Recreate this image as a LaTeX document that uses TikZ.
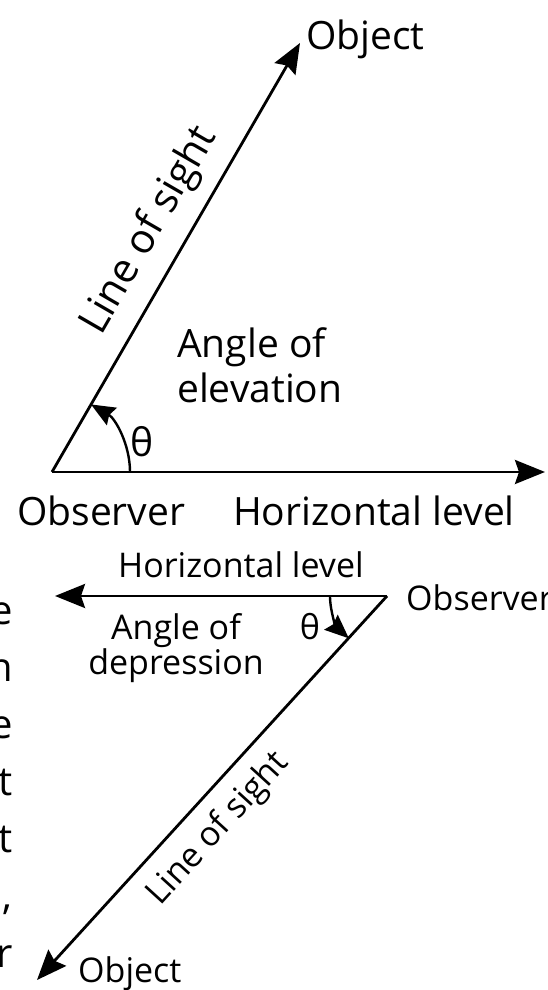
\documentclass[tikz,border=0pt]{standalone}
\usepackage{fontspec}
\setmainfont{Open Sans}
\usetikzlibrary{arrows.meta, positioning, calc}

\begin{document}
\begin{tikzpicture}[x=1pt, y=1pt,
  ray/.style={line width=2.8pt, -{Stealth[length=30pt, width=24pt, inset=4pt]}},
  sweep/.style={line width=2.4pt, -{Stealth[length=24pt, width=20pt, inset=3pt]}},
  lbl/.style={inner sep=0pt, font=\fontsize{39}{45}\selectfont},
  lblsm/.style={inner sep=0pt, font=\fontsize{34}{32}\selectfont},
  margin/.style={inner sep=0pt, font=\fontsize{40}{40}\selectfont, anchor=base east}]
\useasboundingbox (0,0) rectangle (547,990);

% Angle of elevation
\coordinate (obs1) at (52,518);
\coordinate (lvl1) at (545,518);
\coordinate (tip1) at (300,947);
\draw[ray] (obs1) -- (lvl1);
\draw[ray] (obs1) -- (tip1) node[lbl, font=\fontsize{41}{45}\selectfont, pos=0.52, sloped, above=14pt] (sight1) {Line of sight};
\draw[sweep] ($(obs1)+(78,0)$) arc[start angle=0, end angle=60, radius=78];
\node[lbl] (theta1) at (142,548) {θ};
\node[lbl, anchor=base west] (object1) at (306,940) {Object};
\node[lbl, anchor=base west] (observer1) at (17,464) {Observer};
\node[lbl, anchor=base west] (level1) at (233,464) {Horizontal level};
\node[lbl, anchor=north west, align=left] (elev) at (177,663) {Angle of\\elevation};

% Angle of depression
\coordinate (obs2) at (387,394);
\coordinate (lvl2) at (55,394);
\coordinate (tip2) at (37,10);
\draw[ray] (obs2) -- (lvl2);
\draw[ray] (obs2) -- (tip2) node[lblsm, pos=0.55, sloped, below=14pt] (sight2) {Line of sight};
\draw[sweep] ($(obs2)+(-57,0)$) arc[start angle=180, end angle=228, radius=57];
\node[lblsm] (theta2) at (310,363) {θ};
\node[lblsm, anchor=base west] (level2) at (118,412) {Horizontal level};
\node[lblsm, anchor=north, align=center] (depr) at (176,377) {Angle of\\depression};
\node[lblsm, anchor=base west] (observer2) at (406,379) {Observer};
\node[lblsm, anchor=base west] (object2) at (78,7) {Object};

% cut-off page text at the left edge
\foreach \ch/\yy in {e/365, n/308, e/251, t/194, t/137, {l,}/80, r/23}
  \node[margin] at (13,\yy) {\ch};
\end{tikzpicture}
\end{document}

_WHAT THE EXERCISE ASKS_.
Omit pictures; set down the rest of the material word for word.

_CORRECT OUTPUT_.
Recreate this image as a LaTeX document that uses TikZ.
\documentclass[tikz,border=0pt]{standalone}
\usepackage{fontspec}
\setmainfont{Open Sans}
\usetikzlibrary{arrows.meta, positioning, calc}

\begin{document}
\begin{tikzpicture}[x=1pt, y=1pt,
  ray/.style={line width=2.8pt, -{Stealth[length=30pt, width=24pt, inset=4pt]}},
  sweep/.style={line width=2.4pt, -{Stealth[length=24pt, width=20pt, inset=3pt]}},
  lbl/.style={inner sep=0pt, font=\fontsize{39}{45}\selectfont},
  lblsm/.style={inner sep=0pt, font=\fontsize{34}{32}\selectfont},
  margin/.style={inner sep=0pt, font=\fontsize{40}{40}\selectfont, anchor=base east}]
\useasboundingbox (0,0) rectangle (547,990);

% Angle of elevation
\coordinate (obs1) at (52,518);
\coordinate (lvl1) at (545,518);
\coordinate (tip1) at (300,947);
\draw[ray] (obs1) -- (lvl1);
\draw[ray] (obs1) -- (tip1) node[lbl, font=\fontsize{41}{45}\selectfont, pos=0.52, sloped, above=14pt] (sight1) {Line of sight};
\draw[sweep] ($(obs1)+(78,0)$) arc[start angle=0, end angle=60, radius=78];
\node[lbl] (theta1) at (142,548) {θ};
\node[lbl, anchor=base west] (object1) at (306,940) {Object};
\node[lbl, anchor=base west] (observer1) at (17,464) {Observer};
\node[lbl, anchor=base west] (level1) at (233,464) {Horizontal level};
\node[lbl, anchor=north west, align=left] (elev) at (177,663) {Angle of\\elevation};

% Angle of depression
\coordinate (obs2) at (387,394);
\coordinate (lvl2) at (55,394);
\coordinate (tip2) at (37,10);
\draw[ray] (obs2) -- (lvl2);
\draw[ray] (obs2) -- (tip2) node[lblsm, pos=0.55, sloped, below=14pt] (sight2) {Line of sight};
\draw[sweep] ($(obs2)+(-57,0)$) arc[start angle=180, end angle=228, radius=57];
\node[lblsm] (theta2) at (310,363) {θ};
\node[lblsm, anchor=base west] (level2) at (118,412) {Horizontal level};
\node[lblsm, anchor=north, align=center] (depr) at (176,377) {Angle of\\depression};
\node[lblsm, anchor=base west] (observer2) at (406,379) {Observer};
\node[lblsm, anchor=base west] (object2) at (78,7) {Object};

% cut-off page text at the left edge
\foreach \ch/\yy in {e/365, n/308, e/251, t/194, t/137, {l,}/80, r/23}
  \node[margin] at (13,\yy) {\ch};
\end{tikzpicture}
\end{document}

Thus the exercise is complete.